If that rate spread coincides with growing economic heat here in Canada, the BoC may need to consider rate pauses and even potential hikes if demand-pull inflation rises too quickly, too soon. However, there is still significant slack in our economy, giving the central bank room to assess the situation amid U.S. policy changes (increasing rates seems counterintuitive at this time).
Despite the abovementioned concerns, the previous Trump presidency valued lower interest rates and inflation — so time will tell how the transition will shake out for Canadian wallets.
Will the BoC cut rates again on January 29?
Prime rates came down significantly in 2024, and markets have now gauged an 80% chance of another single cut at the BoC's first rate meeting in 2025, which I think will happen.
Having said that, the central bank has much to consider in deciding whether to post another cut or pause to consider it — including the ramifications of a potentially wider divergence with the U.S. Federal Reserve's rate agenda if Canada keeps cutting rates and the U.S. doesn't (more than a 1.0% rate difference has an inflationary effect on the Canadian dollar).
Where will rates go in 2025?
I still predict another 0.75% in BoC rate cuts by the end of 2025 (assuming no tariffs).
Despite all the complications (and outside of potential tariff mayhem), assuming inflation remains tamed amid our too-sluggish Canadian economy, BoC rate drops of at least 0.25% will likely continue during the first half of 2025 (it's too soon to tell whether those would be consecutive drops or if a pause will extend the timeline).

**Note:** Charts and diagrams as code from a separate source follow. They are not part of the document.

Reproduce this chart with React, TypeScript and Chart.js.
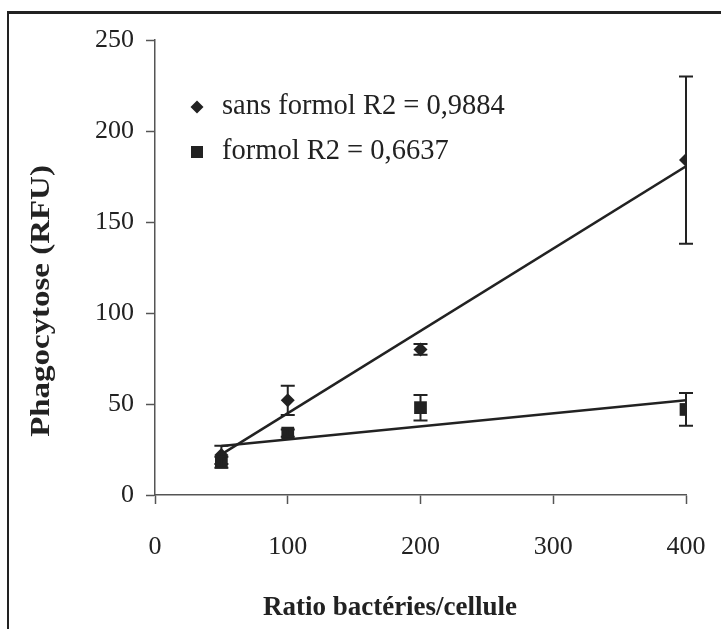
import React, { useEffect, useRef } from "react";
import { Chart, registerables } from "chart.js";

Chart.register(...registerables);

const ratios = [50, 100, 200, 400];
const sansFormol = [22, 52, 80, 184];
const sansFormolErr = [5, 8, 3, 46];
const formol = [18, 34, 48, 47];
const formolErr = [3, 2, 7, 9];
const trendX = [50, 400];
const sansFormolTrend = [22.3, 180.6];
const formolTrend = [26.9, 52.0];
const xTicks = [0, 100, 200, 300, 400];
const yTicks = [0, 50, 100, 150, 200, 250];
const legendLabels = ["sans formol R2 = 0,9884", "formol R2 = 0,6637"];
const xTitle = "Ratio bactéries/cellule";
const yTitle = "Phagocytose (RFU)";

const INK = "#222";
const FONT = "'Liberation Serif', 'Times New Roman', serif";

const errorBarPlugin = {
  id: "errorBars",
  afterDatasetsDraw(chart: any) {
    const { ctx, scales } = chart;
    const xs = scales.x;
    const ys = scales.y;
    const sets = [
      { vals: sansFormol, errs: sansFormolErr },
      { vals: formol, errs: formolErr },
    ];
    ctx.save();
    ctx.strokeStyle = INK;
    ctx.lineWidth = 2;
    sets.forEach((s) => {
      ratios.forEach((r, i) => {
        const px = xs.getPixelForValue(r);
        const top = ys.getPixelForValue(s.vals[i] + s.errs[i]);
        const bot = ys.getPixelForValue(s.vals[i] - s.errs[i]);
        ctx.beginPath();
        ctx.moveTo(px, top);
        ctx.lineTo(px, bot);
        ctx.moveTo(px - 7, top);
        ctx.lineTo(px + 7, top);
        ctx.moveTo(px - 7, bot);
        ctx.lineTo(px + 7, bot);
        ctx.stroke();
      });
    });
    ctx.restore();
  },
};

const decorPlugin = {
  id: "decor",
  afterDraw(chart: any) {
    const { ctx } = chart;
    ctx.save();
    // frame
    ctx.fillStyle = INK;
    ctx.fillRect(7, 11, 721 - 7, 3);
    ctx.fillRect(7, 11, 2, 629 - 11);
    // legend
    ctx.fillStyle = INK;
    ctx.font = `28.5px ${FONT}`;
    ctx.textBaseline = "middle";
    ctx.textAlign = "left";
    const dx = 197, dy = 107, r = 6.5;
    ctx.beginPath();
    ctx.moveTo(dx, dy - r);
    ctx.lineTo(dx + r, dy);
    ctx.lineTo(dx, dy + r);
    ctx.lineTo(dx - r, dy);
    ctx.closePath();
    ctx.fill();
    ctx.fillText(legendLabels[0], 222, 107);
    ctx.fillRect(191, 146, 12, 12);
    ctx.fillText(legendLabels[1], 222, 152);
    // axis titles
    ctx.font = `bold 27px ${FONT}`;
    ctx.textAlign = "center";
    ctx.fillText(xTitle, 390, 608);
    ctx.translate(42, 301);
    ctx.rotate(-Math.PI / 2);
    ctx.scale(1.22, 1);
    ctx.fillText(yTitle, 0, 0);
    ctx.restore();
  },
};

export default function App() {
  const ref = useRef<HTMLCanvasElement>(null);
  useEffect(() => {
    document.body.style.margin = "0";
    const canvas = ref.current!;
    const chart = new Chart(canvas, {
      type: "scatter",
      data: {
        datasets: [
          {
            label: legendLabels[0],
            data: ratios.map((x, i) => ({ x, y: sansFormol[i] })),
            pointStyle: "rectRot",
            pointRadius: 7,
            backgroundColor: INK,
            borderColor: INK,
            borderWidth: 0,
          },
          {
            label: legendLabels[1],
            data: ratios.map((x, i) => ({ x, y: formol[i] })),
            pointStyle: "rect",
            pointRadius: 9,
            backgroundColor: INK,
            borderColor: INK,
            borderWidth: 0,
          },
          {
            label: "trend sans formol",
            data: trendX.map((x, i) => ({ x, y: sansFormolTrend[i] })),
            showLine: true,
            pointRadius: 0,
            borderColor: INK,
            borderWidth: 2.5,
          },
          {
            label: "trend formol",
            data: trendX.map((x, i) => ({ x, y: formolTrend[i] })),
            showLine: true,
            pointRadius: 0,
            borderColor: INK,
            borderWidth: 2.5,
          },
        ],
      },
      options: {
        responsive: false,
        animation: false,
        layout: { padding: { left: 0, top: 40, right: 35, bottom: 0 } },
        plugins: { legend: { display: false }, tooltip: { enabled: false } },
        scales: {
          x: {
            type: "linear",
            min: 0,
            max: 400,
            afterBuildTicks: (s: any) => {
              s.ticks = xTicks.map((v) => ({ value: v }));
            },
            afterFit: (s: any) => {
              s.height = 134;
              s.paddingLeft = 0;
              s.paddingRight = 0;
            },
            ticks: {
              color: INK,
              padding: 28,
              font: { family: FONT, size: 26 },
            },
            grid: {
              drawOnChartArea: false,
              drawTicks: true,
              tickLength: 9,
              tickWidth: 1.5,
              tickColor: "#555",
            },
            border: { display: true, color: "#555", width: 1.5 },
          },
          y: {
            type: "linear",
            min: 0,
            max: 250,
            afterBuildTicks: (s: any) => {
              s.ticks = yTicks.map((v) => ({ value: v }));
            },
            afterFit: (s: any) => {
              s.width = 155;
            },
            ticks: {
              color: INK,
              padding: 12,
              font: { family: FONT, size: 26 },
            },
            grid: {
              drawOnChartArea: false,
              drawTicks: true,
              tickLength: 9,
              tickWidth: 1.5,
              tickColor: "#555",
            },
            border: { display: true, color: "#555", width: 1.5 },
          },
        },
      },
      plugins: [errorBarPlugin, decorPlugin],
    });
    return () => chart.destroy();
  }, []);
  return (
    <div style={{ width: 721, height: 629, background: "#fff" }}>
      <canvas ref={ref} width={721} height={629} style={{ display: "block" }} />
    </div>
  );
}
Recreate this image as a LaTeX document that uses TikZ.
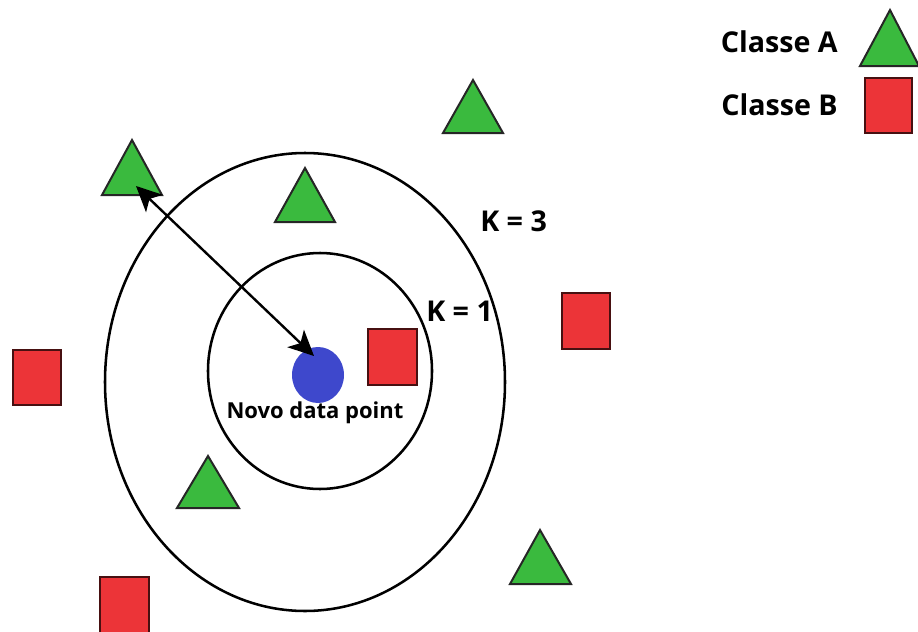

I believe the BoC's policy rate isn't 'neutral' enough yet. I'm holding out a forecast for a resting BoC rate of 2.50% — for a total prime rate drop of 2.5% by the end of 2025. Some experts have pegged a BoC resting rate of 2.0% in 2025 to spark our economy in light of trade turmoil, though too many brambles lie along that prediction lane at the moment.
We'll see how markets (and nerves) progress as the year's political drama plays out.
What is the neutral rate?
Many economists currently gauge the BoC neutral rate to be around 2.75-3.0% (where the economy is neither stimulated nor repressed), and rates might need to go lower to stimulate an economy dragged down by an intense hike schedule over two years.
Is there a danger that the prime rate could increase?
There's always that danger, and although the economic softening already underfoot makes it unlikely, the crystal ball's in the air for how this year's economy will land.